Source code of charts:
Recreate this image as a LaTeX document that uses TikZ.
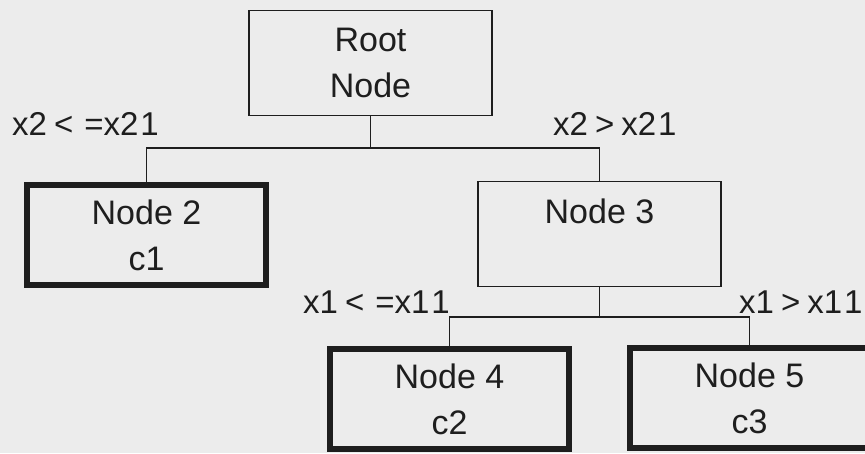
\documentclass[tikz,border=0pt]{standalone}
\usepackage{fontspec}
\setmainfont{Liberation Sans}
\usetikzlibrary{positioning}
\definecolor{scanbg}{RGB}{236,236,236}
\definecolor{ink}{RGB}{30,30,30}
\tikzset{
  splitbox/.style={draw=ink, line width=1.5pt, rectangle, align=center,
    minimum width=243pt, minimum height=105pt, inner sep=0pt,
    font=\fontsize{34}{46}\selectfont, text=ink},
  leafbox/.style={splitbox, line width=6.5pt,
    minimum width=239pt, minimum height=100pt},
  branch/.style={draw=ink, line width=1.5pt},
  cond/.style={anchor=base west, inner sep=0pt,
    font=\fontsize{33}{38}\selectfont, text=ink}
}
\begin{document}
\begin{tikzpicture}[x=1pt,y=-1pt]
  \fill[scanbg] (0,0) rectangle (865,453);
  \useasboundingbox (0,0) rectangle (865,453);
  \clip (0,0) rectangle (865,453);
  % boxes
  \node[splitbox] (root) at (370.5,63) {Root\\Node};
  \node[leafbox] (n2) at (146.5,235) {Node 2\\c1};
  \node[splitbox] (n3) at (599.5,234) {Node 3\\\mbox{}};
  \node[leafbox] (n4) at (449.5,399) {Node 4\\c2};
  \node[leafbox] (n5) at (749.5,398) {Node 5\\c3};
  % split levels
  \coordinate (lvl1) at (0,148);
  \coordinate (lvl2) at (0,317);
  \draw[branch] (root.south) -- (root.south |- lvl1) -| (n2.north);
  \draw[branch] (root.south |- lvl1) -| (n3.north);
  \draw[branch] (n3.south) -- (n3.south |- lvl2) -| (n4.north);
  \draw[branch] (n3.south |- lvl2) -| (n5.north);
  % conditions
  \node[cond] (c21le) at (12,135) {x2\kern7pt<\kern11pt=x2\kern2pt1};
  \node[cond] (c21gt) at (553,135) {x2\kern7pt>\kern7pt x2\kern2pt1};
  \node[cond] (c11le) at (303,313) {x1\kern7pt<\kern11pt=x1\kern2pt1};
  \node[cond] (c11gt) at (739,313) {x1\kern7pt>\kern7pt x1\kern2pt1};
\end{tikzpicture}
\end{document}
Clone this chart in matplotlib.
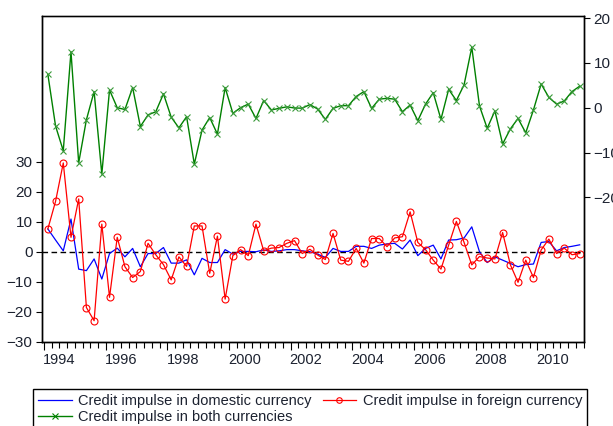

**GOAL:**
Leave out every picture and copy the rest of the records exactly.

**ANSWER TO THE TASK:**
Recreate this image as a LaTeX document that uses TikZ.
\documentclass[tikz,border=0pt]{standalone}
\usepackage{fontspec}
\setmainfont{Liberation Sans}
\usetikzlibrary{positioning}
\definecolor{scanbg}{RGB}{236,236,236}
\definecolor{ink}{RGB}{30,30,30}
\tikzset{
  splitbox/.style={draw=ink, line width=1.5pt, rectangle, align=center,
    minimum width=243pt, minimum height=105pt, inner sep=0pt,
    font=\fontsize{34}{46}\selectfont, text=ink},
  leafbox/.style={splitbox, line width=6.5pt,
    minimum width=239pt, minimum height=100pt},
  branch/.style={draw=ink, line width=1.5pt},
  cond/.style={anchor=base west, inner sep=0pt,
    font=\fontsize{33}{38}\selectfont, text=ink}
}
\begin{document}
\begin{tikzpicture}[x=1pt,y=-1pt]
  \fill[scanbg] (0,0) rectangle (865,453);
  \useasboundingbox (0,0) rectangle (865,453);
  \clip (0,0) rectangle (865,453);
  % boxes
  \node[splitbox] (root) at (370.5,63) {Root\\Node};
  \node[leafbox] (n2) at (146.5,235) {Node 2\\c1};
  \node[splitbox] (n3) at (599.5,234) {Node 3\\\mbox{}};
  \node[leafbox] (n4) at (449.5,399) {Node 4\\c2};
  \node[leafbox] (n5) at (749.5,398) {Node 5\\c3};
  % split levels
  \coordinate (lvl1) at (0,148);
  \coordinate (lvl2) at (0,317);
  \draw[branch] (root.south) -- (root.south |- lvl1) -| (n2.north);
  \draw[branch] (root.south |- lvl1) -| (n3.north);
  \draw[branch] (n3.south) -- (n3.south |- lvl2) -| (n4.north);
  \draw[branch] (n3.south |- lvl2) -| (n5.north);
  % conditions
  \node[cond] (c21le) at (12,135) {x2\kern7pt<\kern11pt=x2\kern2pt1};
  \node[cond] (c21gt) at (553,135) {x2\kern7pt>\kern7pt x2\kern2pt1};
  \node[cond] (c11le) at (303,313) {x1\kern7pt<\kern11pt=x1\kern2pt1};
  \node[cond] (c11gt) at (739,313) {x1\kern7pt>\kern7pt x1\kern2pt1};
\end{tikzpicture}
\end{document}
Clone this chart in matplotlib.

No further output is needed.